Trading With China During The Trump Era

We can’t deny that China is a force to reckon with. Their economy has grown roughly tenfold of what it once was, so President Trump should be careful with how the U.S. conducts trade relations with Asia’s giant and also the country’s largest trading partner.

Many U.S. manufacturers and companies rely greatly on the Chinese economy for parts and labor of goods and services. When you go to the mall or do your grocery shopping, look at food labels and check where it was made. You’d likely see that it is made from China. Let us also not forget that they have the second largest economy in the world and that we willingly allowed them to dominate the U.S. markets for years now.

Trade theorist Paul Krugman once wrote: “The economist’s case for free trade is essentially a unilateral case — that is, it says that a country serves its own interests by pursuing free trade regardless of what other countries may do.”

If empirical studies can lead top mainstream economists to question this once-universal belief, then the profession really is shifting from theory to evidence. With this in mind, I contacted Autor to ask him how his research on China has altered his own thinking about the costs and benefits of trade.

He told me he had been astonished by his own findings. Autor, like most top economists, was once an orthodox thinker on the trade issue. He had expected US workers would adjust well to the shock of Chinese imports, finding other jobs for similar wages after a short period of dislocation.

That was largely what happened in the 1980s and 1990s in response to Japanese and European competition.

Instead, he and his co-authors found that trade with China in the 2000s left huge swathes of the US workforce permanently without good jobs — or, in many cases, jobs at all.

This sort of concentrated economic devastation sounds as though it would hurt not just people’s wallets, but the country’s social fabric.


Fast-forward to the last quarter of 2016 and President Trump won the U.S. presidency against Hillary Clinton. His unorthodox ways now challenge how the U.S. does trade with other countries, most especially with that of China and almost everyone is clueless as to what will happen next.

Prior to the 2016 U.S. Election, commentators generally thought that a Trump presidency would be a double-edged sword for the Chinese leadership: on one hand, his brand of crass populism might do severe damage to American soft power, harming traditional American alliances both across the globe and specifically in the Asia-Pacific, and thereby strengthening China’s geopolitical position.  On the other, he might challenge China over trade and international investment, potentially creating serious problems for an already unsteady Chinese economy.  Moreover, his unpredictable and volatile personality might lead to unwanted escalation in the South China Sea, or, even worse, over Taiwan.  Official Chinese media outlets were careful not to take sides prior to the election, but in private, officials seemed wary of the instability that Trump could bring.  Incendiary rhetoric issued by Trump and his senior advisors during the post-election transition heightened tensions and frayed nerves, leading to an enormous amount of hand-wringing in Chinese policy circles.

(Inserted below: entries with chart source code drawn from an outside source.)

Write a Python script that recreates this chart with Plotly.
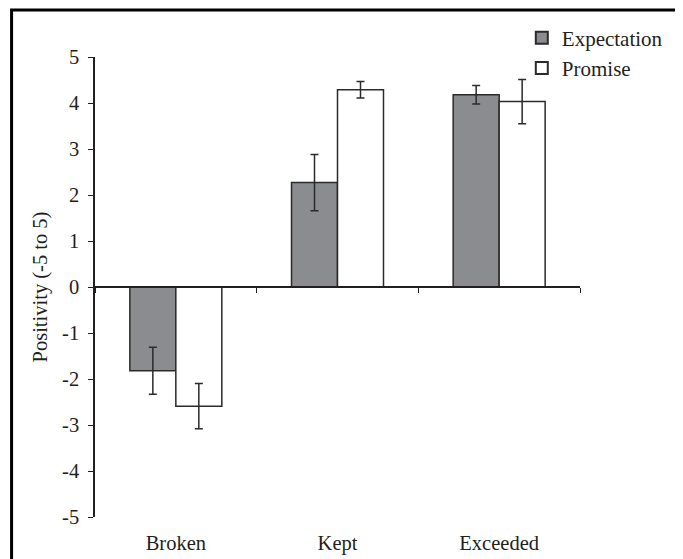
import plotly.graph_objects as go

categories = ["Broken", "Kept", "Exceeded"]
expectation = [-1.82, 2.27, 4.18]
expectation_err = [0.51, 0.61, 0.20]
promise = [-2.59, 4.29, 4.03]
promise_err = [0.49, 0.18, 0.48]
ytick_vals = [5, 4, 3, 2, 1, 0, -1, -2, -3, -4, -5]
ytick_text = ["5", "4", "3", "2", "1", "0", "-1", "-2", "-3", "-4", "-5"]

ink = "#231f20"
font = "Liberation Serif, Times New Roman, serif"

fig = go.Figure()
fig.add_trace(go.Bar(
    name="Expectation", x=categories, y=expectation,
    marker=dict(color="#8b8c8f", line=dict(color="#2b2b2b", width=1.5)),
    error_y=dict(type="data", array=expectation_err, color="#2b2b2b", thickness=1.5, width=4),
))
fig.add_trace(go.Bar(
    name="Promise", x=categories, y=promise,
    marker=dict(color="white", line=dict(color="#2b2b2b", width=1.5)),
    error_y=dict(type="data", array=promise_err, color="#2b2b2b", thickness=1.5, width=4),
))
# invisible trace to carry the zero-line axis
fig.add_trace(go.Scatter(x=categories, y=[0, 0, 0], xaxis="x2", mode="none",
                         showlegend=False, hoverinfo="skip"))

# page body has an 8px default margin, so the figure is 8px smaller
fig.update_layout(
    width=675, height=551,
    margin=dict(l=87, r=103, t=49, b=42, autoexpand=False),
    paper_bgcolor="white", plot_bgcolor="white",
    font=dict(family=font, color=ink, size=20),
    barmode="group", bargap=0.431, bargroupgap=0,
    showlegend=True,
    legend=dict(x=0.88, xanchor="left", y=1.0857, yanchor="top",
                font=dict(size=21, family=font, color=ink),
                bgcolor="rgba(0,0,0,0)", tracegroupgap=0, itemsizing="constant"),
    xaxis=dict(type="category", categoryorder="array", categoryarray=categories,
               range=[-0.5, 2.5], showline=False, showgrid=False, zeroline=False,
               ticks="", ticklabelstandoff=11, tickfont=dict(size=20.5)),
    xaxis2=dict(type="category", categoryorder="array", categoryarray=categories,
                overlaying="x", anchor="free", position=0.5, side="bottom",
                range=[-0.5, 2.5], showline=True, linecolor=ink, linewidth=2,
                ticks="outside", tickson="boundaries", ticklen=5, tickwidth=1.2,
                tickcolor=ink, showticklabels=False, showgrid=False, zeroline=False),
    yaxis=dict(range=[-5, 5], tickvals=ytick_vals, ticktext=ytick_text,
               showline=True, linecolor=ink, linewidth=1.5, ticks="outside",
               ticklen=5, tickwidth=1.2, tickcolor=ink, showgrid=False,
               zeroline=False, ticklabelstandoff=5, tickfont=dict(size=20.5),
               title=dict(text="Positivity (-5 to 5)", font=dict(size=20.5), standoff=9)),
    shapes=[dict(type="rect", xref="paper", yref="paper",
                 x0=-0.172, x1=1.202, y0=-0.11, y1=1.102,
                 line=dict(color="black", width=3), layer="below")],
)

fig.write_html("out.html")
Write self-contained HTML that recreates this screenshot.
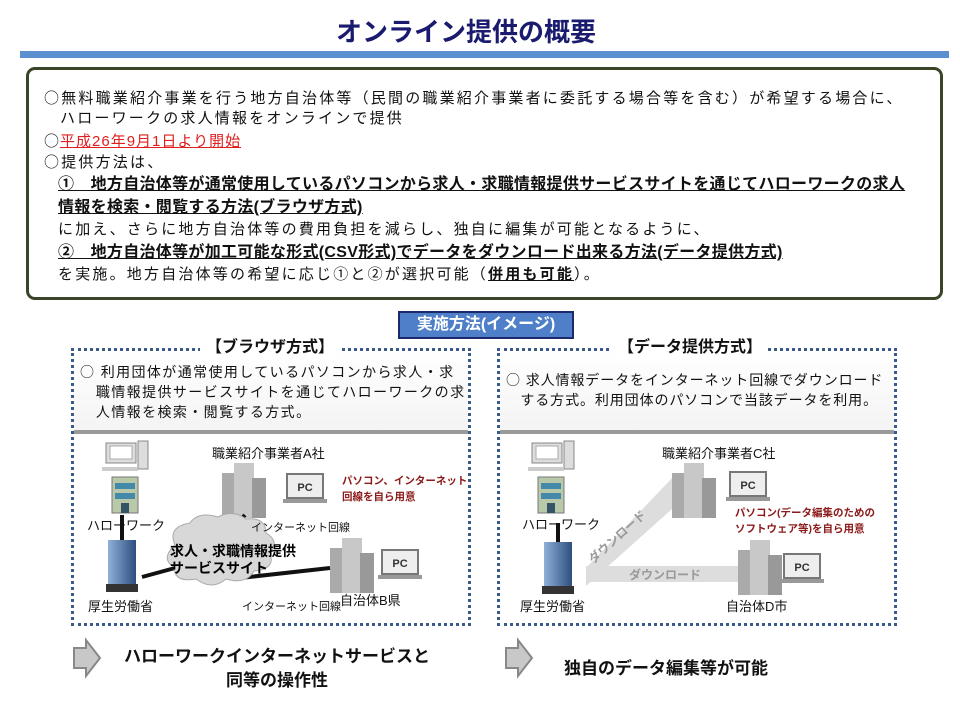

Even the Chinese government are gearing up for what the next four years of a Trump presidency would mean for them and the trade relations between both countries.

China‘s government has been seeking advice from its think-tanks and policy advisers on how to counter potential trade penalties from U.S. President Donald Trump, getting ready for the worst, even as they hope for business-like negotiations.

The policy advisers believe the Trump administration is most likely to impose higher tariffs on targeted sectors where China has a big surplus with the United States, such as steel and furniture, or on state-owned firms.

China could respond with actions such as finding alternative suppliers of agriculture products or machinery and manufactured goods, while cutting its exports of consumer staples such as mobile phones or laptops, they said.

Other options include imposing tax or other restrictions on big U.S. firms operating in China, or limiting their access to China‘s fast-growing services sector, they added.


With only a few months into his presidency, it is too early to tell how the U.S. and Chinese trade relations will fare over the years. For now, we’ll just wait and see what President Trump’s economic policies will be. He already signed several of them that are being reviewed in Congress and have also set off alarms to some U.S. trade partners but nothing is carved in stone just yet.